Dans cet état d’esprit, on fait référence dans ce rapport au terme contesté et contestable d’"Islamophobie" pour expliquer les discriminations. Un terme qui devrait faire réfléchir ces experts dont il est assez clairement établi qu’il est au service d’une interdiction de toute critique de la religion, alors qu’est fortement questionnée l’intégration de l’islam dans la République et que, des responsables musulmans eux-mêmes interrogent les références religieuses des textes en appelant à leur modernisation, très en avance sur les attendus de ce rapport à courte vue.

Un malaise ressort de ce rapport, alors que la France est mise en procès de racisme lorsqu'elle affronte une déclaration de guerre à être une République démocratique et que, justement, pour autant, on n’y a pas vu s'enflammer les esprits contre les musulmans. Bien que l'on relève une augmentation des actes anti-musulmans, il s'agit essentiellement de propos sur les réseaux sociaux et de dégradations, vis-à-vis de quoi il faut être sans concession aucune, mais sans aller plus ici jusqu'à les assimiler sans discernement à des crimes. Au regard de la façon dont les terroristes se réclament de l’islam, on peut considérer que cela ressort du miracle, à moins que tout simplement la France en raison de sa défense du principe d’égalité qui favorise le mélange, la mixité, en désamorce le risque, ce qui devrait constituer aux yeux de cette commission quelque chose d’assez estimable.

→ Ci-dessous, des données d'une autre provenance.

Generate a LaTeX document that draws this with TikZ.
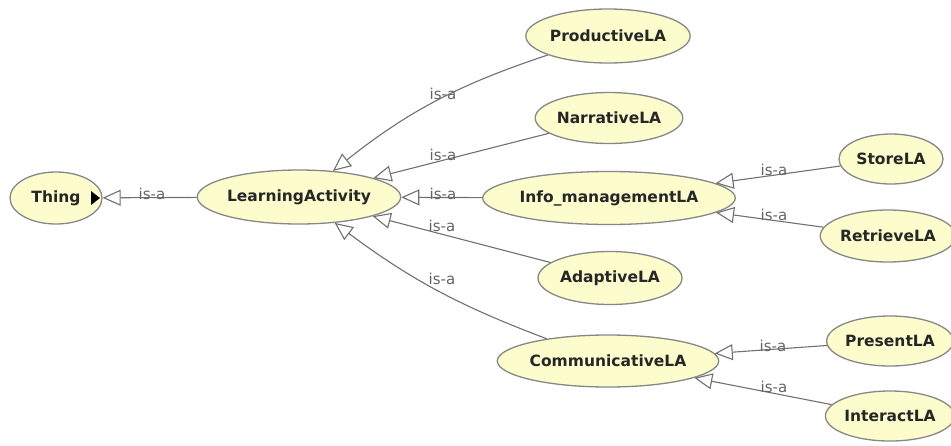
\documentclass[tikz,border=0pt]{standalone}
\usepackage{fontspec}
\setmainfont{DejaVu Sans}
\usetikzlibrary{arrows.meta,shapes.geometric}
\definecolor{nodefill}{RGB}{252,252,204}
\definecolor{nodeline}{RGB}{135,135,135}
\definecolor{edgeline}{RGB}{112,112,112}
\definecolor{lbltext}{RGB}{100,100,100}
\tikzset{
  cls/.style={ellipse, draw=nodeline, line width=1.3pt, fill=nodefill, inner sep=0pt,
    font=\fontsize{15.5}{18}\selectfont\bfseries, text=black!85},
  isa/.style={draw=edgeline, line width=1.1pt,
    -{Triangle[length=18pt, width=16pt, line width=1.1pt, fill=white]}},
  lbl/.style={font=\fontsize{15}{18}\selectfont, text=lbltext, inner sep=0pt},
}
\begin{document}
\begin{tikzpicture}[x=1pt, y=-1pt]
\useasboundingbox (0,0) rectangle (951,445);

% classes
\node[cls, minimum width=92pt,  minimum height=52pt] (Thing)  at (56,198)  {Thing};
\node[cls, minimum width=182pt, minimum height=54pt] (LA)     at (299,197) {LearningActivity};
\node[cls, minimum width=160pt, minimum height=54pt] (Prod)   at (608,36)  {ProductiveLA};
\node[cls, minimum width=142pt, minimum height=51pt] (Narr)   at (609,118) {NarrativeLA};
\node[cls, minimum width=225pt, minimum height=53pt] (Info)   at (609,198) {Info\_managementLA};
\node[cls, minimum width=144pt, minimum height=53pt] (Adapt)  at (610,278) {AdaptiveLA};
\node[cls, minimum width=203pt, minimum height=52pt] (Comm)   at (608,361) {CommunicativeLA};
\node[cls, minimum width=104pt, minimum height=50pt] (Store)  at (891,159) {StoreLA};
\node[cls, minimum width=120pt, minimum height=52pt] (Retr)   at (888,236) {RetrieveLA};
\node[cls, minimum width=120pt, minimum height=50pt] (Pres)   at (890,341) {PresentLA};
\node[cls, minimum width=118pt, minimum height=50pt] (Inter)  at (890,416) {InteractLA};

% expand marker inside Thing
\fill[black] ([shift={(35,-7)}]Thing.center) -- ([shift={(44,0)}]Thing.center)
  -- ([shift={(35,7)}]Thing.center) -- cycle;

% subclass links
\draw[isa] (LA) -- (Thing);
\draw[isa] (Prod) to[bend right=10] (LA);
\draw[isa] (Narr) -- (LA);
\draw[isa] (Info) -- (LA);
\draw[isa] (Adapt) -- (LA);
\draw[isa] (Comm) to[bend left=8] (LA);
\draw[isa] (Store) -- (Info);
\draw[isa] (Retr) -- (Info);
\draw[isa] (Pres) -- (Comm);
\draw[isa] (Inter) -- (Comm);

% link labels
\node[lbl] (l0) at (152,194) {is-a};
\node[lbl] (l1) at (443,94)  {is-a};
\node[lbl] (l2) at (443,155) {is-a};
\node[lbl] (l3) at (443,194) {is-a};
\node[lbl] (l4) at (442,226) {is-a};
\node[lbl] (l5) at (442,279) {is-a};
\node[lbl] (l6) at (774,170) {is-a};
\node[lbl] (l7) at (774,215) {is-a};
\node[lbl] (l8) at (773,346) {is-a};
\node[lbl] (l9) at (774,387) {is-a};
\end{tikzpicture}
\end{document}
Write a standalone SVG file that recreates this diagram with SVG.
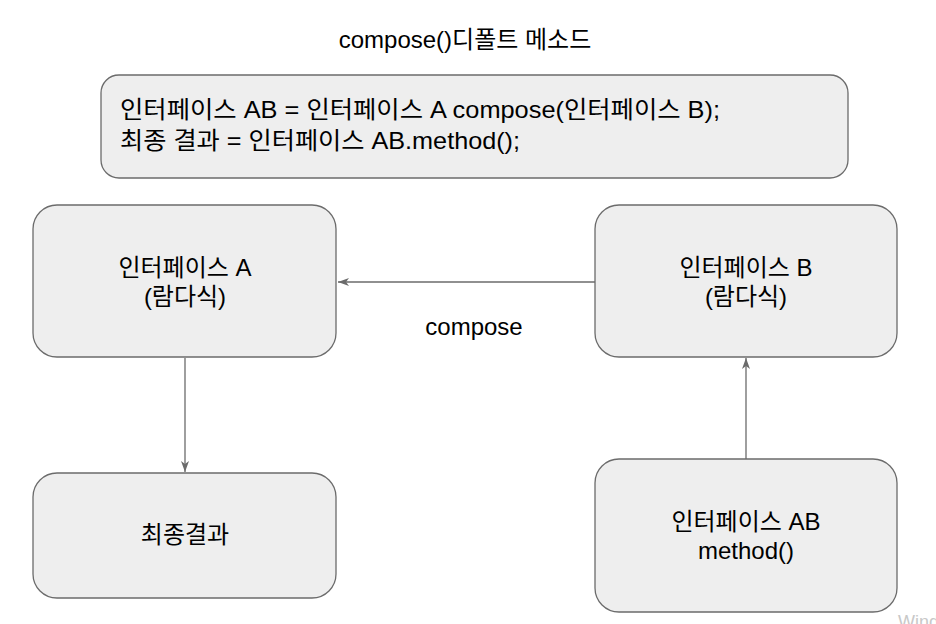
<svg xmlns="http://www.w3.org/2000/svg" width="936" height="624" viewBox="0 0 936 624">
<defs>
<style>
.box{fill:#eeeeee;stroke:#6b6b6b;stroke-width:1.3}
.t{font-family:"Liberation Sans","Noto Sans CJK KR",sans-serif;font-size:24px;fill:#000}
.c{text-anchor:middle}
.edge{fill:none;stroke:#6b6b6b;stroke-width:1.3}
</style>
<marker id="arr" viewBox="0 0 12 10" refX="11" refY="5" markerWidth="12" markerHeight="10" markerUnits="userSpaceOnUse" orient="auto">
<path d="M0,1 L11,5 L0,9 L3,5 Z" fill="#6b6b6b"/>
</marker>
</defs>
<rect width="936" height="624" fill="#ffffff"/>
<text class="t c" x="465" y="48">compose()디폴트 메소드</text>
<g id="code">
<rect class="box" x="101" y="75" width="747" height="103" rx="18"/>
<text class="t" x="120" y="118" textLength="600" lengthAdjust="spacingAndGlyphs">인터페이스 AB = 인터페이스 A compose(인터페이스 B);</text>
<text class="t" x="120" y="149" textLength="400" lengthAdjust="spacingAndGlyphs">최종 결과 = 인터페이스 AB.method();</text>
</g>
<g id="nodeA">
<rect class="box" x="33" y="205" width="303" height="152" rx="24"/>
<text class="t c" x="185" y="276">인터페이스 A</text>
<text class="t c" x="185" y="305">(람다식)</text>
</g>
<g id="nodeB">
<rect class="box" x="595" y="205" width="302" height="152" rx="24"/>
<text class="t c" x="746" y="276">인터페이스 B</text>
<text class="t c" x="746" y="305">(람다식)</text>
</g>
<g id="result">
<rect class="box" x="33" y="473" width="303" height="125" rx="24"/>
<text class="t c" x="185" y="543">최종결과</text>
</g>
<g id="nodeAB">
<rect class="box" x="595" y="459" width="302" height="153" rx="24"/>
<text class="t c" x="746" y="530">인터페이스 AB</text>
<text class="t c" x="746" y="559">method()</text>
</g>
<g id="connectors">
<path class="edge" d="M595,282 L338,282" marker-end="url(#arr)"/>
<path class="edge" d="M185,358 L185,472" marker-end="url(#arr)"/>
<path class="edge" d="M746,459 L746,358" marker-end="url(#arr)"/>
<text class="t c" x="474" y="335">compose</text>
</g>
<text x="898" y="628" style="font-family:'Liberation Sans',sans-serif;font-size:18px;fill:#c8c8c8">Wind</text>
</svg>
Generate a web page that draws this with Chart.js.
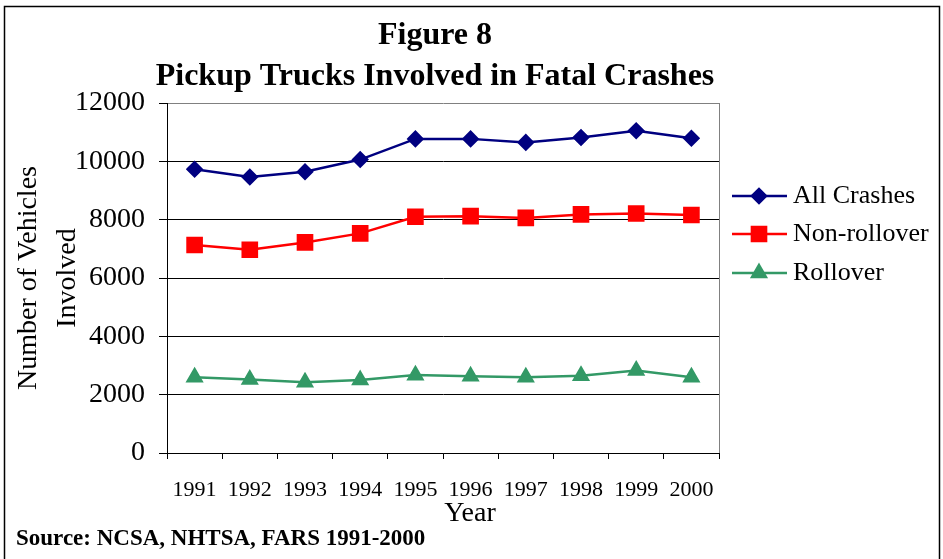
<!DOCTYPE html>
<html>
<head>
<meta charset="utf-8">
<script src="https://cdn.jsdelivr.net/npm/chart.js@4.4.1/dist/chart.umd.min.js"></script>
<style>
  html, body { margin: 0; padding: 0; background: #fff; overflow: hidden; }
  canvas { display: block; }
</style>
</head>
<body>
<canvas id="fig8" width="943" height="559"></canvas>
<script>
const years = ["1991", "1992", "1993", "1994", "1995", "1996", "1997", "1998", "1999", "2000"];
const allCrashes = [9730, 9460, 9640, 10060, 10770, 10770, 10650, 10820, 11050, 10790];
const nonRollover = [7130, 6970, 7220, 7530, 8100, 8120, 8060, 8180, 8210, 8160];
const rollover = [2600, 2520, 2430, 2500, 2670, 2630, 2600, 2650, 2830, 2600];
const seriesNames = ["All Crashes", "Non-rollover", "Rollover"];

const serif = "'Liberation Serif', 'Times New Roman', serif";

// frame, titles, "Year", source line and the legend on the right
const extras = {
  id: "extras",
  beforeDraw(chart) {
    const c = chart.ctx;
    c.save();
    c.fillStyle = "#fff";
    c.fillRect(0, 0, chart.width, chart.height);
    c.restore();
  },
  afterDatasetsDraw(chart) {
    const c = chart.ctx;
    const area = chart.chartArea;
    c.save();
    // grey right edge of plot
    c.strokeStyle = "#808080";
    c.lineWidth = 1;
    c.beginPath();
    c.moveTo(Math.round(area.right) + 0.5, area.top);
    c.lineTo(Math.round(area.right) + 0.5, area.bottom);
    c.stroke();
    c.restore();
  },
  afterDraw(chart) {
    const c = chart.ctx;
    c.save();
    // outer frame
    c.strokeStyle = "#000";
    c.lineWidth = 1.5;
    c.beginPath();
    c.moveTo(4.5, 570);
    c.lineTo(4.5, 6.5);
    c.lineTo(939.5, 6.5);
    c.lineTo(939.5, 570);
    c.stroke();

    c.fillStyle = "#000";
    c.textBaseline = "middle";
    c.textAlign = "center";
    c.font = "bold 32px " + serif;
    c.fillText("Figure 8", 435, 36);
    c.fillText("Pickup Trucks Involved in Fatal Crashes", 435, 77);

    c.font = "28px " + serif;
    c.fillText("Year", 470, 514);

    c.textAlign = "left";
    c.font = "bold 23px " + serif;
    c.fillText("Source: NCSA, NHTSA, FARS 1991-2000", 16, 539);

    // legend
    const rows = [196, 234, 273];
    chart.data.datasets.forEach((ds, i) => {
      const y = rows[i];
      c.strokeStyle = ds.borderColor;
      c.lineWidth = ds.borderWidth;
      c.beginPath();
      c.moveTo(732, y);
      c.lineTo(787, y);
      c.stroke();
      c.fillStyle = ds.pointBackgroundColor;
      c.strokeStyle = ds.pointBorderColor;
      Chart.helpers.drawPoint(c, {
        pointStyle: ds.pointStyle,
        radius: ds.pointRadius,
        borderWidth: 1,
        rotation: 0
      }, 759, y);
      c.fillStyle = "#000";
      c.font = "26px " + serif;
      c.textAlign = "left";
      c.fillText(ds.label, 793, y);
    });
    c.restore();
  }
};

const ctx = document.getElementById("fig8");

new Chart(ctx, {
  type: "line",
  data: {
    labels: years,
    datasets: [
      {
        label: seriesNames[0],
        data: allCrashes,
        borderColor: "#000080",
        backgroundColor: "#000080",
        pointBackgroundColor: "#000080",
        pointBorderColor: "#000080",
        borderWidth: 2.5,
        pointStyle: "rectRot",
        pointRadius: 7,
        tension: 0
      },
      {
        label: seriesNames[1],
        data: nonRollover,
        borderColor: "#FF0000",
        backgroundColor: "#FF0000",
        pointBackgroundColor: "#FF0000",
        pointBorderColor: "#FF0000",
        borderWidth: 2.5,
        pointStyle: "rect",
        pointRadius: 10,
        tension: 0
      },
      {
        label: seriesNames[2],
        data: rollover,
        borderColor: "#339966",
        backgroundColor: "#339966",
        pointBackgroundColor: "#339966",
        pointBorderColor: "#339966",
        borderWidth: 2.5,
        pointStyle: "triangle",
        pointRadius: 8,
        tension: 0
      }
    ]
  },
  options: {
    responsive: false,
    animation: false,
    devicePixelRatio: 1,
    layout: {
      padding: { left: 0, top: 103, right: 224, bottom: 0 }
    },
    plugins: {
      legend: { display: false },
      title: { display: false },
      tooltip: { enabled: false }
    },
    scales: {
      x: {
        offset: true,
        grid: {
          offset: true,
          drawOnChartArea: false,
          tickLength: 6,
          tickColor: "#000",
          lineWidth: 1
        },
        border: { color: "#000", width: 1 },
        ticks: {
          color: "#000",
          font: { family: serif, size: 22 },
          padding: 18,
          maxRotation: 0,
          autoSkip: false
        },
        afterFit(scale) {
          scale.height = 106;
        }
      },
      y: {
        min: 0,
        max: 12000,
        grid: {
          color: (c) => (c.tick && c.tick.value === 12000 ? "#808080" : "#000"),
          tickColor: "#000",
          tickLength: 8,
          lineWidth: 1
        },
        border: { color: "#000", width: 1 },
        ticks: {
          stepSize: 2000,
          color: "#000",
          font: { family: serif, size: 28 },
          padding: 14,
          callback: (v) => String(v)
        },
        title: {
          display: true,
          text: ["Number of Vehicles", "Involved"],
          color: "#000",
          font: { family: serif, size: 28, lineHeight: 1.4 },
          padding: { top: 9, bottom: 0 }
        },
        afterFit(scale) {
          scale.width = 167;
        }
      }
    }
  },
  plugins: [extras]
});
</script>
</body>
</html>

Affirmer que "l'intolérance" est globalement en hausse en France ne revient-il pas, du coup, à occulter des évolutions très spécifiques en les noyant dans un constat général qui ne permet pas d'en percevoir la gravité (des Juifs sont tués à bout portant par des Français musulmans, quand les actes antimusulmans ou "homophobes" se résument en général à des propos injurieux sur les réseaux sociaux...) ?

Le rapport en arrive à demander que "les systèmes de statistiques relatives à la criminalité raciste et homo/transphobe" soient renforcés par "des dispositions législatives en matière de collectes de données relatives à l’égalité." Ce qui abouti finalement à introduire la demande de statistiques ethniques, totalement contraire à l’esprit de notre République et à sa laïcité, à l’égalité de traitement des individus devant la loi quelles que soient leur origine, leur couleur, leur religion. Il en va semble-t-il d’une méconnaissance de notre société, pour lui plaquer tout simplement les règles d’un modèle anglo-saxon multiculturel, à travers cette façon de vouloir faire reconnaître un statut particulier à des "groupes cibles vulnérables", encourageant la reconnaissance juridique des différences. Une façon d’envisager la lutte contre les discriminations et le racisme, l’antisémitisme, qui n’a jamais réglé quoi que ce soit dans les pays où le multiculturalisme domine, qui masque les problèmes derrière les séparations communautaires qu’il encourage comme autant de murs entre les citoyens selon leurs différences, loin de tout mélange ou/et ouverture à l’autre, ce  quoi au contraire notre République invite, sans tabou.

L’ECRI pose deux recommandations dont une aux "autorités françaises de lutter efficacement contre la prévalence des stéréotypes et préjugés raciaux et homo/transphobes pour mieux résoudre les questions concrètes que pose le vivre ensemble dans un monde interculturel", reprenant le mélange entre modèle multiculturel, et défense d’une lutte contre les discriminations portant le thème central de l’orientation sexuelle. L’autre recommandation  insiste sur la légitimité de la reconnaissance de domiciliation des Roms comme groupe vulnérable, pour leur permettre un accès aux droits en toutes circonstances. On notera la contradiction qui peut exister ici entre la reconnaissance de groupes vulnérables et donc une logique communautaire, de minorités reconnues, et la revendication à un accès à des droits sur des conditions d’éligibilité à des dispositifs sociaux qui ne peuvent être relatifs qu’à des droits individuels inaliénables,  seuls capables de garantir la liberté des personnes. Un rapport qui passe largement à côté, du point de vue des buts qu’il poursuit de promotions des identités, de la réalité des préoccupations et des enjeux auxquels notre société se trouve gravement confrontée, relatifs à la radicalisation, et sur lesquels elle aurait eu besoin d’un tout autre éclairage.